La sua ricerca artistica dai “Cieli Musicali”, passando alla suggestione alchemica-rituale del tema dei “Talismani” e del ciclo dei “Totem”, approdando ai “Concerti della notte”, che contengono veri e propri strumenti a percussione e a corda, fino ad arrivare alla “Valigia dei suoni” hanno l’innata capacità del Genio che riesce a regalare al fruitore nuovi punti di vista con cui esaminare e rielaborare il proprio mondo.

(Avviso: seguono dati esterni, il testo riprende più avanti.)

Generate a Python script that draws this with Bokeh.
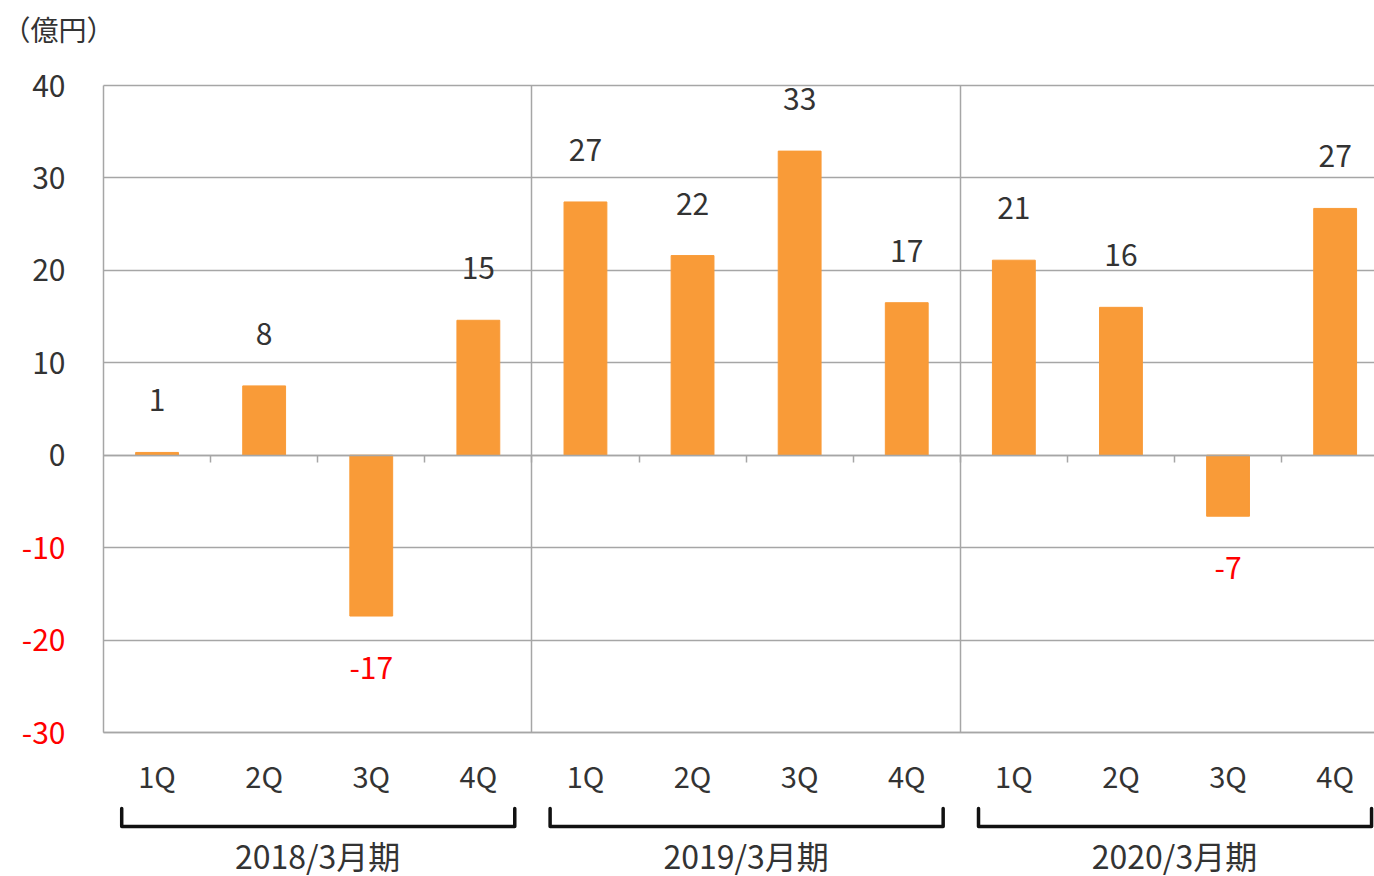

Renato Centonze aveva la capacità di trasformare e rielaborare attraverso i colori i suoni dell’universo. Le sue ultime ricerche pittoriche, non a caso, erano approdate alle “Auto-geo-grafie” ricalcando delle mappe in cui disperdere lo sguardo e che sembrano poi diventare delle cellule e dei segni primordiali in cui si può intravedere l’infinito. L’ artista, che oggi vogliamo ricordare, aveva intravisto nel suo flusso artistico la vita stessa e la celebrava in ogni sua forma.»
Ed è questa sua sensibilità, la possibilità di regalarci nuovi sguardi oggi a mancarci, se possibile, ancora di più.
Avevamo immaginato di ricordarti con un’antologica dei tuoi lavori perché al di là dei fiumi di parole che si possano scrivere su un artista, a parlare ancora per lui, lenendo in qualche modo il dolore per la sua assenza sono e restano le sue opere.
La tua Arte sublime continua a dialogare con tutti noi.
Ci piace immaginarti lassù tra cieli musicali che continui a dipingere e a creare capolavori come quelli che ci hai lasciato.
Grazie per aver condiviso con noi parte del tuo cammino.